Input data |
····················

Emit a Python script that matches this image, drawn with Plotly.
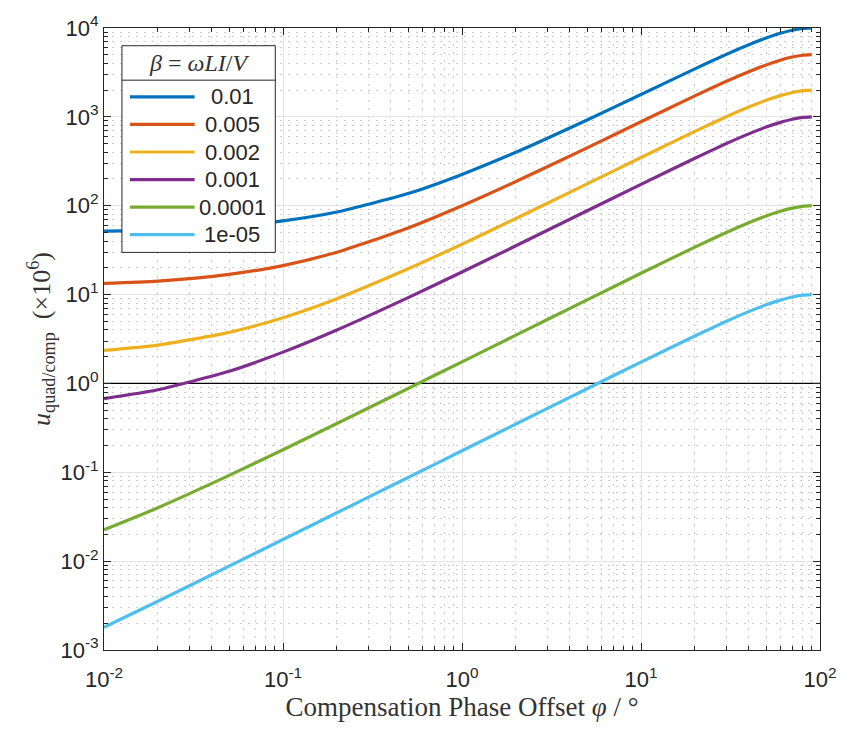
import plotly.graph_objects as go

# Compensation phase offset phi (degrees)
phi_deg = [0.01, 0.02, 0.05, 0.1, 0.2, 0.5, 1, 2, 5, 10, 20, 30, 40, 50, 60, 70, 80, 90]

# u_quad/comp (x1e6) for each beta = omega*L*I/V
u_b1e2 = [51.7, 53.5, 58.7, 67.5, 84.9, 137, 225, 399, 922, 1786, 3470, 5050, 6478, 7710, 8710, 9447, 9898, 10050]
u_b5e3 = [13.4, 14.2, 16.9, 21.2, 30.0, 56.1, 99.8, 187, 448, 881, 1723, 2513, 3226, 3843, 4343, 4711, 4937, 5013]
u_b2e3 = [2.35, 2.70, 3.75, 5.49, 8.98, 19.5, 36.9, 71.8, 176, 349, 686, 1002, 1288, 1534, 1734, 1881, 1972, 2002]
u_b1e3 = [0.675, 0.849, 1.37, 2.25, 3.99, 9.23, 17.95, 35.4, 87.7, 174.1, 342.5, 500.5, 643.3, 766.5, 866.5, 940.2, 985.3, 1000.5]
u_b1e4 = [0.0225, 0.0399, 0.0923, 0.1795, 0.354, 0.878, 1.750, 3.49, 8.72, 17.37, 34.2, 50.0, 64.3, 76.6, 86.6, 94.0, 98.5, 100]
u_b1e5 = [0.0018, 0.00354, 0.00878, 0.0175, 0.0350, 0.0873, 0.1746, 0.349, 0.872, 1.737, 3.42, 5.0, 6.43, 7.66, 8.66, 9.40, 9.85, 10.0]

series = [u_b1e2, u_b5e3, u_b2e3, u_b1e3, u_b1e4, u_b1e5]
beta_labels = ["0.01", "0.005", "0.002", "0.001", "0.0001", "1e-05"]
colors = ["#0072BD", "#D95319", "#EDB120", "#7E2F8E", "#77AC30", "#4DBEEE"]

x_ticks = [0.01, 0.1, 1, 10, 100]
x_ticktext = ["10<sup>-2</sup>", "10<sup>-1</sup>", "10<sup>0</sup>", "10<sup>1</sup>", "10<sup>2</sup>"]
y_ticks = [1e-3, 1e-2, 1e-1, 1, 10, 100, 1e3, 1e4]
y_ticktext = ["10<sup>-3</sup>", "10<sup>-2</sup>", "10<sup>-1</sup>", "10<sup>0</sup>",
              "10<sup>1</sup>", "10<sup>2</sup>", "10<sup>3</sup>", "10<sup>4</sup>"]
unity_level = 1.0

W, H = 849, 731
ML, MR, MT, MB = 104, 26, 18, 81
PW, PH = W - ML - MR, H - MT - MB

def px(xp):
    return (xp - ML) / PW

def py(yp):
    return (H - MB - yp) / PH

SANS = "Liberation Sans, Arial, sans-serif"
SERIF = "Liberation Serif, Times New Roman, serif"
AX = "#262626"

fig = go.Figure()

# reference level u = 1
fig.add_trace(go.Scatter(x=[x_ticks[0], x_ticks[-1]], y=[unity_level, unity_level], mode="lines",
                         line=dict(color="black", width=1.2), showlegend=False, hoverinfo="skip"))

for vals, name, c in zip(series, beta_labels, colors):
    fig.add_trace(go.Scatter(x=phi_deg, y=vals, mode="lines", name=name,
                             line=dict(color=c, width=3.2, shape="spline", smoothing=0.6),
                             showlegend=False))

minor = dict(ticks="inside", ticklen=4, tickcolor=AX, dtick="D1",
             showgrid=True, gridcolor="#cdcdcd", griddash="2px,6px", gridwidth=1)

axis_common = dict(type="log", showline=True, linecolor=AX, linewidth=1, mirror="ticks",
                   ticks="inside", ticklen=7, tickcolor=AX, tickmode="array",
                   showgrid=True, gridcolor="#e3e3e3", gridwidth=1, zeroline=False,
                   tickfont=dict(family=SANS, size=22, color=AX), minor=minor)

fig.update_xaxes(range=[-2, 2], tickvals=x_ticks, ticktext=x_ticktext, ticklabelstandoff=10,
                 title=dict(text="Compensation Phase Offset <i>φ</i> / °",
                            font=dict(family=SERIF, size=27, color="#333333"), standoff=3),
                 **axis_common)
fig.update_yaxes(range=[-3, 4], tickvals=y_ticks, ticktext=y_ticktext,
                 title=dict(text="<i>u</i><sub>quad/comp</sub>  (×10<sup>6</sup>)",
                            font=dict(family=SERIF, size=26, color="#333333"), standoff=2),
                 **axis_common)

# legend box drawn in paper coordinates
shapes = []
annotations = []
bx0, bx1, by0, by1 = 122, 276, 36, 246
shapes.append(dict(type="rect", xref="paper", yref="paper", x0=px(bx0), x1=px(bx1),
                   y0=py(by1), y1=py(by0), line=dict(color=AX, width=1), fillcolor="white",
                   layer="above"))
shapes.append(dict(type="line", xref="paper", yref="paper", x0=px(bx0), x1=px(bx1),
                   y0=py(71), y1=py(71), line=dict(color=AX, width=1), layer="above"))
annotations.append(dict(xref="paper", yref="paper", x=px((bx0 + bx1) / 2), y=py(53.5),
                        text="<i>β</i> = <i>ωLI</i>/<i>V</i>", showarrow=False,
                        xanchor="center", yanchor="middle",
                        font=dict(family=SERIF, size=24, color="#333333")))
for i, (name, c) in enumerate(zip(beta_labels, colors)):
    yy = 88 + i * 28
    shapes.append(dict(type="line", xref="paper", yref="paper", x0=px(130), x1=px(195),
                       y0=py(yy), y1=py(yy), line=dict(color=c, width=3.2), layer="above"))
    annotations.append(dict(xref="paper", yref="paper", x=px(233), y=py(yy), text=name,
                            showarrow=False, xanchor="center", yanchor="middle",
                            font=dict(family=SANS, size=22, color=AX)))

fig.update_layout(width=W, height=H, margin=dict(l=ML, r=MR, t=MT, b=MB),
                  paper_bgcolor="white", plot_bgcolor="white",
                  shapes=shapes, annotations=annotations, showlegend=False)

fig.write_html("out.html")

····················

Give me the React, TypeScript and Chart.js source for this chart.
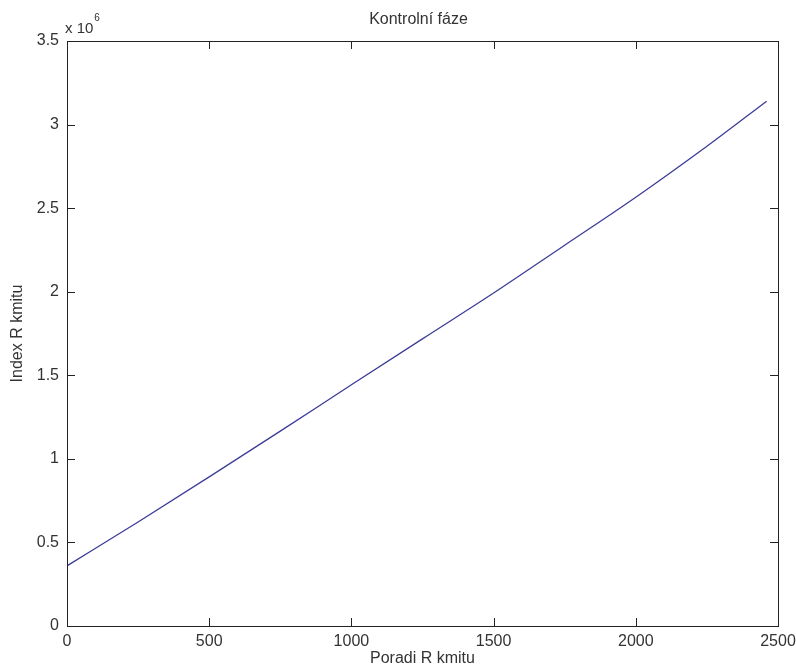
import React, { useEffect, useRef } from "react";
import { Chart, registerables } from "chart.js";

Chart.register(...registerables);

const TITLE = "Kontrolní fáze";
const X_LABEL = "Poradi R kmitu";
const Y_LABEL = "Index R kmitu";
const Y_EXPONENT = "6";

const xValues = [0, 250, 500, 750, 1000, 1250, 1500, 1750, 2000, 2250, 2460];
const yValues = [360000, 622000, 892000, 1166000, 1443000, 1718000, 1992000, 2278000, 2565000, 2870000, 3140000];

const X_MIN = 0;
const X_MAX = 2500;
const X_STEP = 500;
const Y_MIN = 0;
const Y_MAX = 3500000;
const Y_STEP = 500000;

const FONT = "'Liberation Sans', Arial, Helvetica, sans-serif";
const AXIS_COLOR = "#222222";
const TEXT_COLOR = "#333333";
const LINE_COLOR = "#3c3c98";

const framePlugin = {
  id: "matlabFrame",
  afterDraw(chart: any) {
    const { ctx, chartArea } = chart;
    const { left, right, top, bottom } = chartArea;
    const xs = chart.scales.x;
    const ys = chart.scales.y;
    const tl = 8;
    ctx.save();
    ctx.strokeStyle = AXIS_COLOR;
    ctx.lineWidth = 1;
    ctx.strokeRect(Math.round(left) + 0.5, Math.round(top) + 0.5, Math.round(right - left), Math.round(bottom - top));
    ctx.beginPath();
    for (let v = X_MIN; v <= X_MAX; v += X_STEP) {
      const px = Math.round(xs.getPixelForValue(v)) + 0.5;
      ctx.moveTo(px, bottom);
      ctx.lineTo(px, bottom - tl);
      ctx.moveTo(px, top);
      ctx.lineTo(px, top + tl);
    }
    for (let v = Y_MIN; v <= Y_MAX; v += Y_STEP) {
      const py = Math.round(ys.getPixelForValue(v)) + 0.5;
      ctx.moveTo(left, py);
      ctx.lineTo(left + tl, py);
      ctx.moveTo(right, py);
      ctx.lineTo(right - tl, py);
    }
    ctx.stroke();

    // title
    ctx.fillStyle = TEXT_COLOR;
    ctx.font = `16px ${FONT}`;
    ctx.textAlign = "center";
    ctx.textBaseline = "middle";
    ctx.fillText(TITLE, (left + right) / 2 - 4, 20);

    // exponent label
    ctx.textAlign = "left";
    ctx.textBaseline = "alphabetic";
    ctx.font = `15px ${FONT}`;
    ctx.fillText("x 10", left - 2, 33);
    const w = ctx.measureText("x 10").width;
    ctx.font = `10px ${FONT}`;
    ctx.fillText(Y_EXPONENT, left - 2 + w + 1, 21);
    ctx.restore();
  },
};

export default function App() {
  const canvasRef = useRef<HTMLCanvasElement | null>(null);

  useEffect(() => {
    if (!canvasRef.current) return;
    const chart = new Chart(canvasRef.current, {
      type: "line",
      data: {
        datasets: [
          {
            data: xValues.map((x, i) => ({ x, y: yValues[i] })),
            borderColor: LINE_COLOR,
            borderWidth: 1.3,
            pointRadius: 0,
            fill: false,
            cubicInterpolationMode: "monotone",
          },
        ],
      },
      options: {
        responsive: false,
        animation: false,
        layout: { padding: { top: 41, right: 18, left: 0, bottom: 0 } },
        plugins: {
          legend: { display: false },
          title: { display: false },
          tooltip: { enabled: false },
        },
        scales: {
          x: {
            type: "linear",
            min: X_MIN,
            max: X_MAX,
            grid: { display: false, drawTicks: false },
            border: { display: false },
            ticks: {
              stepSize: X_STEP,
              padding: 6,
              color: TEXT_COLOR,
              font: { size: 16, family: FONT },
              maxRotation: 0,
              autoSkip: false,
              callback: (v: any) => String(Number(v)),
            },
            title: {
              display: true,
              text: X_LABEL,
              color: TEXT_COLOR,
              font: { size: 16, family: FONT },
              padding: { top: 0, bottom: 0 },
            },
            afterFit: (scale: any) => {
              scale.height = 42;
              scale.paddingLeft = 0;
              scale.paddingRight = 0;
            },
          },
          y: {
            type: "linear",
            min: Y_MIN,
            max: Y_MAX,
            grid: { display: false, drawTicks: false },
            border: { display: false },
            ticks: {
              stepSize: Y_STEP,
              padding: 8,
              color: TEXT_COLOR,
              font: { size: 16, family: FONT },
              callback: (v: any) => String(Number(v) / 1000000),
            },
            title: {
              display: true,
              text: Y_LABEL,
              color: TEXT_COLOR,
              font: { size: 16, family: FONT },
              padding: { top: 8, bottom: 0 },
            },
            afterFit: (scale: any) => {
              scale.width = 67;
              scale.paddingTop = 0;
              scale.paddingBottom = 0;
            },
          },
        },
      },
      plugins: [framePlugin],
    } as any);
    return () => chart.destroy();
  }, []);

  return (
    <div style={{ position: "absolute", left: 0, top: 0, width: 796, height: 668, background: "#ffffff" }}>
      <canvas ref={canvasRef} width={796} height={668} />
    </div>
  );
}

····················

The problem |
Among the lines of the listing, how many hold the string "React"? Respond with only the number.

Exercise solution |
2